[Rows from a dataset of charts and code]
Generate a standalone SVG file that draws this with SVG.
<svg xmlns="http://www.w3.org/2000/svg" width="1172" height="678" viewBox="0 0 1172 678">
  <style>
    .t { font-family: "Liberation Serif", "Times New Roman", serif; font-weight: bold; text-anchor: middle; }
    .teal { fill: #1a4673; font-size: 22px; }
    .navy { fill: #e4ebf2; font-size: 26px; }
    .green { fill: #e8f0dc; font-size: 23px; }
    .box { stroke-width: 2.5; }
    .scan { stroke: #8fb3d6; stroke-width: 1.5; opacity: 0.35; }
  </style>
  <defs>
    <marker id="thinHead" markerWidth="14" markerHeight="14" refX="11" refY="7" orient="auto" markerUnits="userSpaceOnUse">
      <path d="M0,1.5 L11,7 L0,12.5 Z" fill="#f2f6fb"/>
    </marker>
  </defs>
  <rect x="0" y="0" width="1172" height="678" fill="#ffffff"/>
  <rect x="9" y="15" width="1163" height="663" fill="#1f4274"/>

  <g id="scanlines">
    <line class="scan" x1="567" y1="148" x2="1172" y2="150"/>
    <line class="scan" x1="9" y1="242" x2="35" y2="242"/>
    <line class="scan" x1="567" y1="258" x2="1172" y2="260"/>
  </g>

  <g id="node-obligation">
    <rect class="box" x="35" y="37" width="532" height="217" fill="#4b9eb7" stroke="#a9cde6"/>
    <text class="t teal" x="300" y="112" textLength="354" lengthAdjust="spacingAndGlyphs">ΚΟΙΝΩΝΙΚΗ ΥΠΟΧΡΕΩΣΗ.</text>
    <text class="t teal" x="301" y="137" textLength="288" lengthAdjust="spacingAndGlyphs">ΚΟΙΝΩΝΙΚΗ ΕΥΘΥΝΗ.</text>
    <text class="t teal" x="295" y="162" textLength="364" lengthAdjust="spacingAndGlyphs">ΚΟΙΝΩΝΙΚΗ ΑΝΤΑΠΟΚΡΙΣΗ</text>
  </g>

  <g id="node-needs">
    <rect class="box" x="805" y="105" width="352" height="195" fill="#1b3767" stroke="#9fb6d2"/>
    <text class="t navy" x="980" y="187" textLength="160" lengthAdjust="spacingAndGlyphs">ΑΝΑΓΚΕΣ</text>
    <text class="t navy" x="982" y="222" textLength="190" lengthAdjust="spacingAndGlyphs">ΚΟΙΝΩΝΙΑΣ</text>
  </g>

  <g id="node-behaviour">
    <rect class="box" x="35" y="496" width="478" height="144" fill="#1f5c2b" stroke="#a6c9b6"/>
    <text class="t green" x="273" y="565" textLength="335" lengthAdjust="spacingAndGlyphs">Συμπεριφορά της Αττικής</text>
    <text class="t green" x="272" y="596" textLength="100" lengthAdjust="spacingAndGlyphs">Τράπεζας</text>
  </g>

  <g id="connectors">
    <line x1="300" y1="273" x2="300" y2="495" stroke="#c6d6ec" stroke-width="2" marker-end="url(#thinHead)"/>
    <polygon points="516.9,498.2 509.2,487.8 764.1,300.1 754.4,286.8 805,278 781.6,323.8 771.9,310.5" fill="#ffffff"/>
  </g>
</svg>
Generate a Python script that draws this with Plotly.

» SET EXERCISE
Return each line of the data that contains the string "with".

» RIGHT ANSWER
Generate a standalone SVG file that draws this with SVG.
Generate a Python script that draws this with Plotly.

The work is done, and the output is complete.